I have provisioned snowplow pipeline on aws following Snowplow docs for opensource (quick start https://docs.snowplow.io/docs/getting-started-on-community-edition/quick-start/
). when i run my click event using my custom schema, which is stored in snowplow iglu db using snowplow iglu server on aws ec2, i can see enriched event coming in s3
but i can't see this data in my redshift cluster. i guess rs loader server is not loading events from s3 and uploading them to redshift. i have configured sg of redshift to allow traffic from rs loader server security group. i am attaching iam policy for rs loader server for clarity
{
"Statement": [
{
"Action": [
"s3:ListBucket",
"s3:PutObject",
"s3:GetObject"
],
"Effect": "Allow",
"Resource": [
"arn:aws:s3:::dev-snowplow-terraform-sample-bucket/",
"arn:aws:s3:::dev-snowplow-terraform-sample-bucket/*"
]
},
{
"Action": [
"s3:GetObject"
],
"Effect": "Allow",
"Resource": [
"arn:aws:s3:::dev-snowplow-terraform-sample-bucket/*/shredding_complete.json"
]
},
{
"Action": [
"sqs:DeleteMessage",
"sqs:GetQueueUrl",
"sqs:ListQueues",
"sqs:ChangeMessageVisibility",
"sqs:ReceiveMessage",
"sqs:SendMessage"
],
"Effect": "Allow",
"Resource": [
"arn:aws:sqs:<region>:<account_id>:dev-snowplow-rs-loader.fifo"
]
},
{
"Action": [
"logs:PutLogEvents",
"logs:CreateLogStream",
"logs:DescribeLogStreams"
],
"Effect": "Allow",
"Resource": [
"arn:aws:logs:<region>:<account_id>:log-group:/aws/ec2/dev-snowplow-rs-loader-server:*"
]
},
{
"Action": [
"sts:AssumeRole"
],
"Effect": "Allow",
"Resource": [
"arn:aws:iam::<account_id>:role/dev-snowplow-rs-loader-server-sts-credentials"
]
}
],
"Version": "2012-10-17"
}
(i am using correct region and account id)
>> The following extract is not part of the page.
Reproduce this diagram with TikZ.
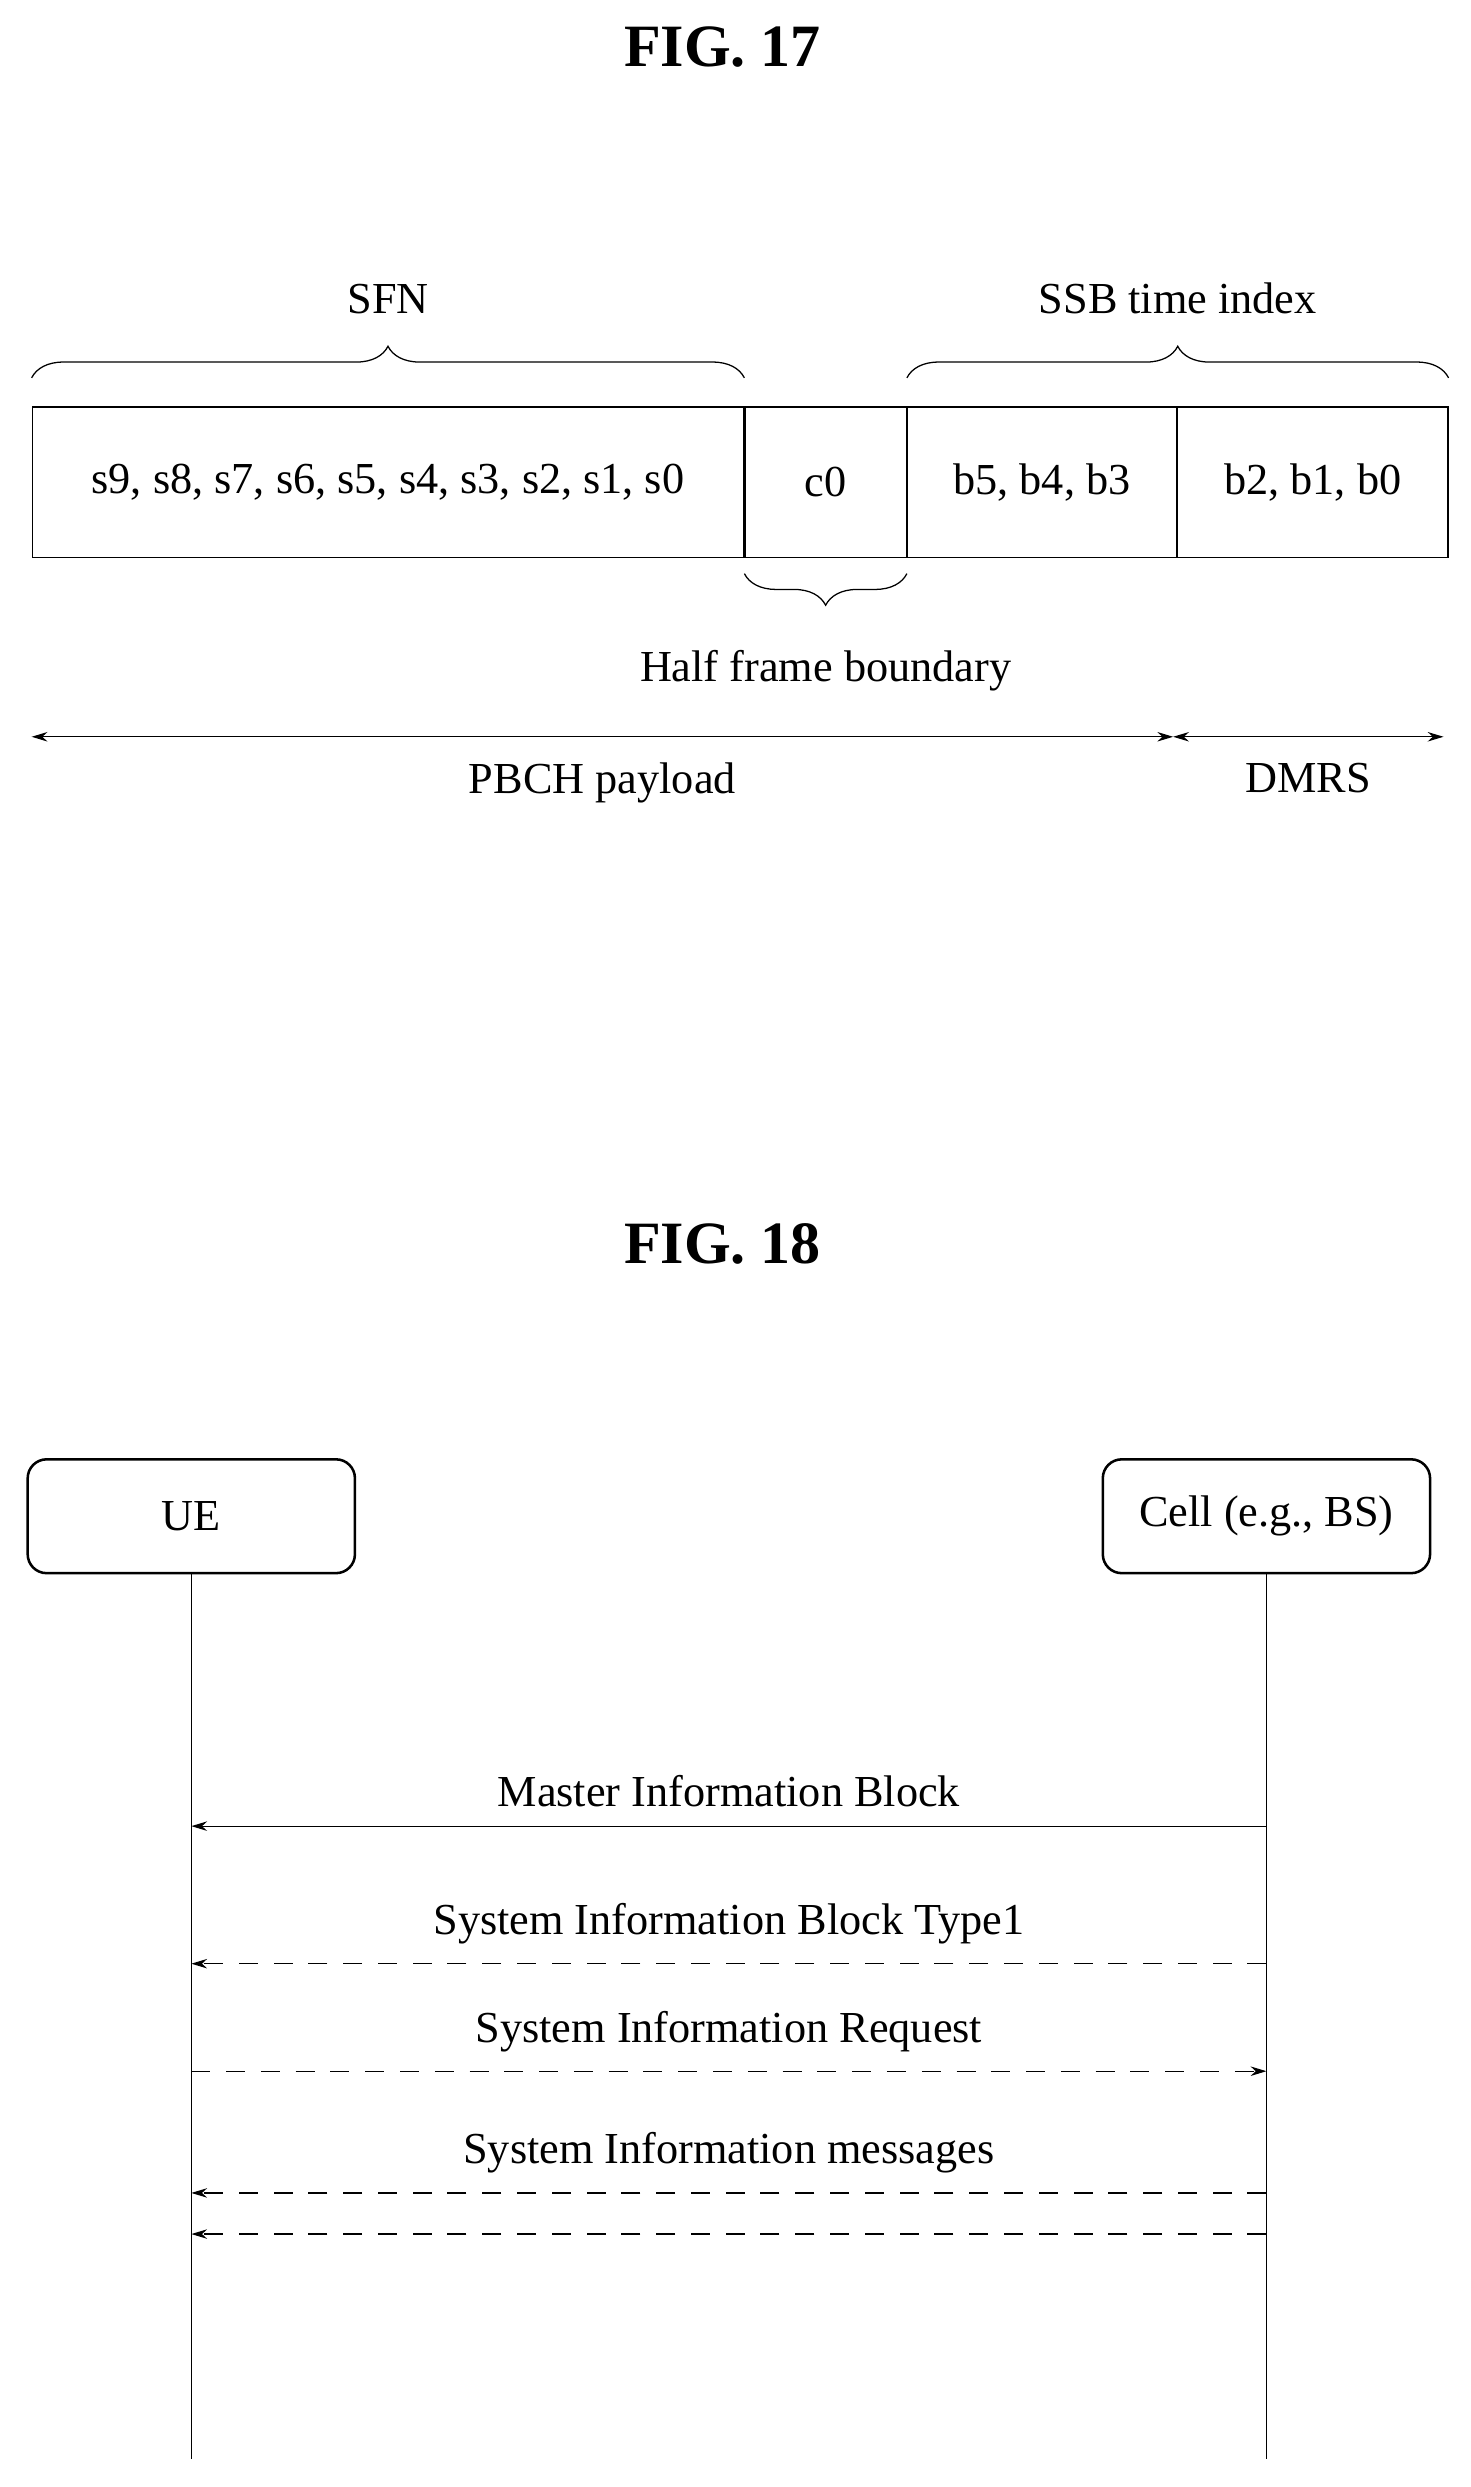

also the sqs queue, upon running test(click) event, has 1 message available but it's never consumed am i missing something? really stuck here. i am using snowplow terraform configs and haven't changed any thing on my own
i expect rs loader to load data from s3 to redshift cluster. please mentions if i have missed any steps during provisioning of snowplow pipeline
The issue is fixed, All i needed to do was take a fresh clone of snowplow repository and re-deploy the pipeline. i guess i was missing some modules on my local repo.